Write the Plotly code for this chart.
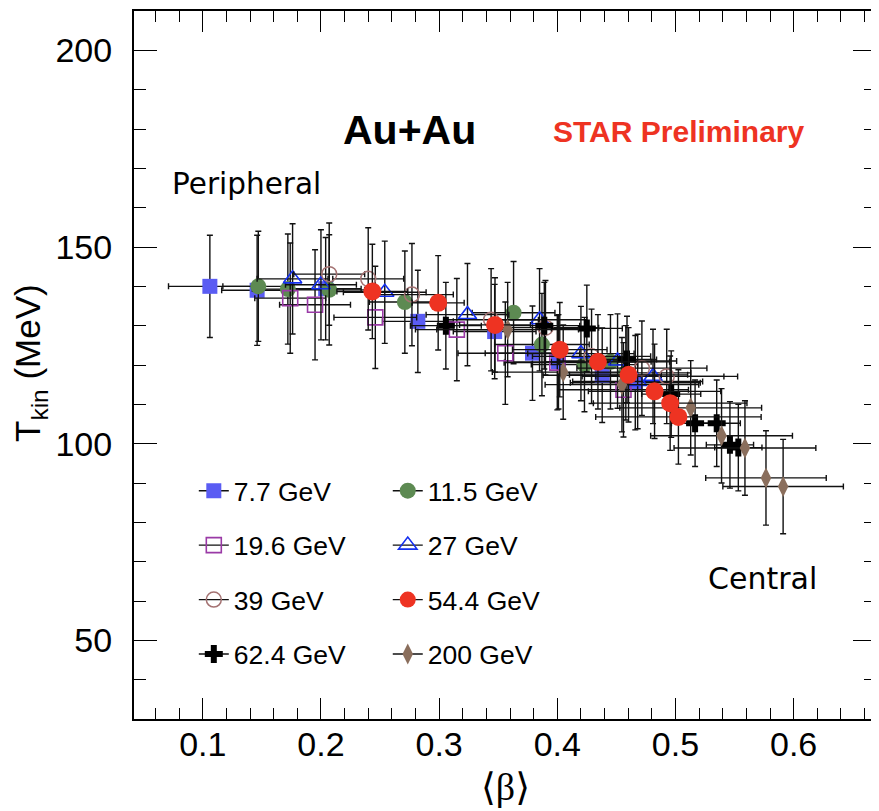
import plotly.graph_objects as go

# ---------------- data ----------------
labels = ["7.7 GeV", "11.5 GeV", "19.6 GeV", "27 GeV", "39 GeV", "54.4 GeV", "62.4 GeV", "200 GeV"]

x_77 = [0.106, 0.146, 0.204, 0.282, 0.347, 0.379, 0.401, 0.438, 0.466]
y_77 = [140.0, 139.0, 139.4, 131.1, 128.5, 123.0, 120.8, 117.4, 115.5]
ex_77 = [0.035, 0.030, 0.030, 0.030, 0.035, 0.040, 0.045, 0.050, 0.055]
ey_77 = [13, 14, 13, 13, 12, 12, 12, 12, 12]

x_115 = [0.147, 0.172, 0.207, 0.271, 0.363, 0.387, 0.423, 0.445, 0.458]
y_115 = [140.0, 139.3, 139.1, 136.0, 133.3, 125.2, 120.1, 120.8, 118.0]
ex_115 = [0.030, 0.030, 0.030, 0.030, 0.035, 0.040, 0.045, 0.050, 0.055]
ey_115 = [14, 14, 14, 13, 13, 13, 12, 12, 12]

x_196 = [0.174, 0.195, 0.246, 0.315, 0.356, 0.400, 0.456]
y_196 = [137.0, 135.3, 132.1, 129.0, 123.0, 120.6, 113.7]
ex_196 = [0.030, 0.030, 0.035, 0.035, 0.040, 0.045, 0.055]
ey_196 = [14, 14, 13, 13, 13, 12, 12]

x_27 = [0.176, 0.200, 0.254, 0.324, 0.385, 0.420, 0.451, 0.468, 0.481]
y_27 = [141.9, 140.4, 138.5, 132.8, 131.5, 122.9, 121.0, 115.8, 117.1]
ex_27 = [0.030, 0.030, 0.035, 0.035, 0.040, 0.045, 0.050, 0.055, 0.060]
ey_27 = [14, 14, 13, 13, 13, 12, 12, 12, 12]

x_39 = [0.207, 0.240, 0.277, 0.344, 0.390, 0.429, 0.4716, 0.4926]
y_39 = [143.1, 141.9, 137.9, 131.5, 129.5, 122.2, 119.2, 117.1]
ex_39 = [0.030, 0.030, 0.035, 0.040, 0.045, 0.050, 0.055, 0.060]
ey_39 = [13, 13, 13, 13, 12, 12, 12, 12]

x_544 = [0.2435, 0.2992, 0.3473, 0.4021, 0.4344, 0.4603, 0.4823, 0.4955, 0.5025]
y_544 = [138.7, 135.8, 130.2, 123.9, 120.8, 117.5, 113.3, 110.3, 106.8]
ex_544 = [0.030, 0.022, 0.030, 0.040, 0.045, 0.050, 0.056, 0.065, 0.070]
ey_544 = [12, 12, 12, 12, 12, 12, 12, 12, 12]

x_624 = [0.3057, 0.389, 0.425, 0.459, 0.4964, 0.5166, 0.5349, 0.5461, 0.5532]
y_624 = [130.0, 130.0, 129.3, 121.4, 112.6, 105.2, 105.2, 99.7, 99.0]
ex_624 = [0.030, 0.030, 0.030, 0.025, 0.025, 0.020, 0.020, 0.020, 0.020]
ey_624 = [11, 11, 11, 11, 11, 11, 11, 11, 11]

x_200 = [0.358, 0.405, 0.4547, 0.5129, 0.539, 0.5588, 0.5766, 0.5911]
y_200 = [129.0, 118.2, 115.0, 109.1, 102.0, 98.9, 91.3, 89.1]
ex_200 = [0.060, 0.060, 0.065, 0.060, 0.060, 0.060, 0.051, 0.051]
ey_200 = [12, 12, 12, 12, 12, 12, 12, 12]

x_ticks = [0.1, 0.2, 0.3, 0.4, 0.5, 0.6]
y_ticks = [50, 100, 150, 200]

# ---------------- styles ----------------
C77 = "#5a5cf3"
C115 = "#5d8a52"
C196 = "#9a3aa6"
C27 = "#1530f0"
C39 = "#a47272"
C544 = "#ee3322"
C624 = "#000000"
C200 = "#8a6e5c"
EBC = "#111111"

styles = {
    "7.7 GeV": dict(symbol="square", size=15, color=C77, line=dict(width=0)),
    "11.5 GeV": dict(symbol="circle", size=16, color=C115, line=dict(width=0)),
    "19.6 GeV": dict(symbol="square-open", size=15, color=C196, line=dict(width=1.6, color=C196)),
    "27 GeV": dict(symbol="triangle-up-open", size=16, color=C27, line=dict(width=1.6, color=C27)),
    "39 GeV": dict(symbol="circle-open", size=15, color=C39, line=dict(width=1.5, color=C39)),
    "54.4 GeV": dict(symbol="circle", size=18, color=C544, line=dict(width=0)),
    "62.4 GeV": dict(symbol="cross", size=15, color=C624, line=dict(width=0)),
    "200 GeV": dict(symbol="diamond-tall", size=15, color=C200, line=dict(width=0)),
}

series = {
    "7.7 GeV": (x_77, y_77, ex_77, ey_77),
    "11.5 GeV": (x_115, y_115, ex_115, ey_115),
    "19.6 GeV": (x_196, y_196, ex_196, ey_196),
    "27 GeV": (x_27, y_27, ex_27, ey_27),
    "39 GeV": (x_39, y_39, ex_39, ey_39),
    "62.4 GeV": (x_624, y_624, ex_624, ey_624),
    "200 GeV": (x_200, y_200, ex_200, ey_200),
    "54.4 GeV": (x_544, y_544, ex_544, ey_544),
}

fig = go.Figure()

for name, (xs, ys, exs, eys) in series.items():
    fig.add_trace(go.Scatter(
        x=xs, y=ys, mode="markers", name=name, showlegend=False,
        marker=styles[name],
        error_x=dict(type="data", array=exs, color=EBC, thickness=1.4, width=3),
        error_y=dict(type="data", array=eys, color=EBC, thickness=1.4, width=3),
        hoverinfo="x+y+name",
    ))

# legend-only entries (two columns via two legends)
left_col = ["7.7 GeV", "19.6 GeV", "39 GeV", "62.4 GeV"]
right_col = ["11.5 GeV", "27 GeV", "54.4 GeV", "200 GeV"]
for col, lg in ((left_col, "legend"), (right_col, "legend2")):
    for name in col:
        fig.add_trace(go.Scatter(
            x=[None], y=[None], mode="lines+markers", name=name,
            marker=styles[name], line=dict(color=EBC, width=1.4),
            legend=lg, legendgroup=name, showlegend=True,
        ))

FONT = "Liberation Sans, Arial, Helvetica, sans-serif"
TFONT = "DejaVu Sans, Open Sans, sans-serif"

legend_common = dict(
    yanchor="top", xanchor="left", y=0.356,
    bgcolor="rgba(0,0,0,0)", borderwidth=0,
    font=dict(family=FONT, size=26.5, color="black"),
    tracegroupgap=17, itemwidth=30,
)

# The page body has a default 8px margin, so the figure is sized/offset to compensate.
fig.update_layout(
    width=871, height=803,
    margin=dict(l=126, r=1, t=3, b=92),
    paper_bgcolor="white", plot_bgcolor="white",
    font=dict(family=FONT, color="black"),
    legend=dict(x=0.0806, **legend_common),
    legend2=dict(x=0.342, **legend_common),
    xaxis=dict(
        range=[0.0418, 0.6697], tickvals=x_ticks, ticktext=[str(v) for v in x_ticks],
        ticks="inside", ticklen=21, tickwidth=1.3, tickcolor="black",
        minor=dict(ticks="inside", ticklen=11, dtick=0.02, tick0=0, tickwidth=1.3, tickcolor="black"),
        showline=True, linewidth=2, linecolor="black", mirror="ticks",
        showgrid=False, zeroline=False,
        tickfont=dict(family=FONT, size=34, color="black"),
        ticklabelstandoff=-6,
    ),
    yaxis=dict(
        range=[30, 210], tickvals=y_ticks, ticktext=[str(v) for v in y_ticks],
        ticks="inside", ticklen=23, tickwidth=1.3, tickcolor="black",
        minor=dict(ticks="inside", ticklen=12, dtick=10, tick0=0, tickwidth=1.3, tickcolor="black"),
        showline=True, linewidth=2, linecolor="black", mirror="ticks",
        showgrid=False, zeroline=False,
        tickfont=dict(family=FONT, size=34, color="black"),
        ticklabelstandoff=13,
    ),
    annotations=[
        dict(text="<b>Au+Au</b>", x=0.371, y=0.832, xref="paper", yref="paper",
             xanchor="center", yanchor="middle",
             showarrow=False, font=dict(family=FONT, size=41, color="black")),
        dict(text="<b>STAR Preliminary</b>", x=0.735, y=0.8305, xref="paper", yref="paper",
             xanchor="center", yanchor="middle",
             showarrow=False, font=dict(family=FONT, size=30, color=C544)),
        dict(text="Peripheral", x=0.151, y=0.7556, xref="paper", yref="paper",
             xanchor="center", yanchor="middle",
             showarrow=False, font=dict(family=TFONT, size=29.5, color="black")),
        dict(text="Central", x=0.847, y=0.198, xref="paper", yref="paper",
             xanchor="center", yanchor="middle",
             showarrow=False, font=dict(family=TFONT, size=30, color="black")),
        dict(text="T<sub>kin</sub> (MeV)", x=-0.14, y=0.503, xref="paper", yref="paper",
             showarrow=False, textangle=-90, xanchor="center", yanchor="middle",
             font=dict(family=FONT, size=35, color="black")),
        dict(text="⟨β⟩", x=0.5, y=-0.096, xref="paper", yref="paper",
             showarrow=False, xanchor="center", yanchor="middle",
             font=dict(family="Liberation Serif, DejaVu Serif, serif", size=38, color="black")),
    ],
)

fig.write_html("out.html")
◆ ◆ ◆ ◆ ◆ ◆ ◆
Return only the lines running from the top of the data to the line that holds "ey_27 = [14, 14, 13, 13, 13, 12, 12, 12, 12]". Include both of those lines, but skip the pictures.

*EXERCISE RESPONSE*
Write the Plotly code for this chart.
import plotly.graph_objects as go

# ---------------- data ----------------
labels = ["7.7 GeV", "11.5 GeV", "19.6 GeV", "27 GeV", "39 GeV", "54.4 GeV", "62.4 GeV", "200 GeV"]

x_77 = [0.106, 0.146, 0.204, 0.282, 0.347, 0.379, 0.401, 0.438, 0.466]
y_77 = [140.0, 139.0, 139.4, 131.1, 128.5, 123.0, 120.8, 117.4, 115.5]
ex_77 = [0.035, 0.030, 0.030, 0.030, 0.035, 0.040, 0.045, 0.050, 0.055]
ey_77 = [13, 14, 13, 13, 12, 12, 12, 12, 12]

x_115 = [0.147, 0.172, 0.207, 0.271, 0.363, 0.387, 0.423, 0.445, 0.458]
y_115 = [140.0, 139.3, 139.1, 136.0, 133.3, 125.2, 120.1, 120.8, 118.0]
ex_115 = [0.030, 0.030, 0.030, 0.030, 0.035, 0.040, 0.045, 0.050, 0.055]
ey_115 = [14, 14, 14, 13, 13, 13, 12, 12, 12]

x_196 = [0.174, 0.195, 0.246, 0.315, 0.356, 0.400, 0.456]
y_196 = [137.0, 135.3, 132.1, 129.0, 123.0, 120.6, 113.7]
ex_196 = [0.030, 0.030, 0.035, 0.035, 0.040, 0.045, 0.055]
ey_196 = [14, 14, 13, 13, 13, 12, 12]

x_27 = [0.176, 0.200, 0.254, 0.324, 0.385, 0.420, 0.451, 0.468, 0.481]
y_27 = [141.9, 140.4, 138.5, 132.8, 131.5, 122.9, 121.0, 115.8, 117.1]
ex_27 = [0.030, 0.030, 0.035, 0.035, 0.040, 0.045, 0.050, 0.055, 0.060]
ey_27 = [14, 14, 13, 13, 13, 12, 12, 12, 12]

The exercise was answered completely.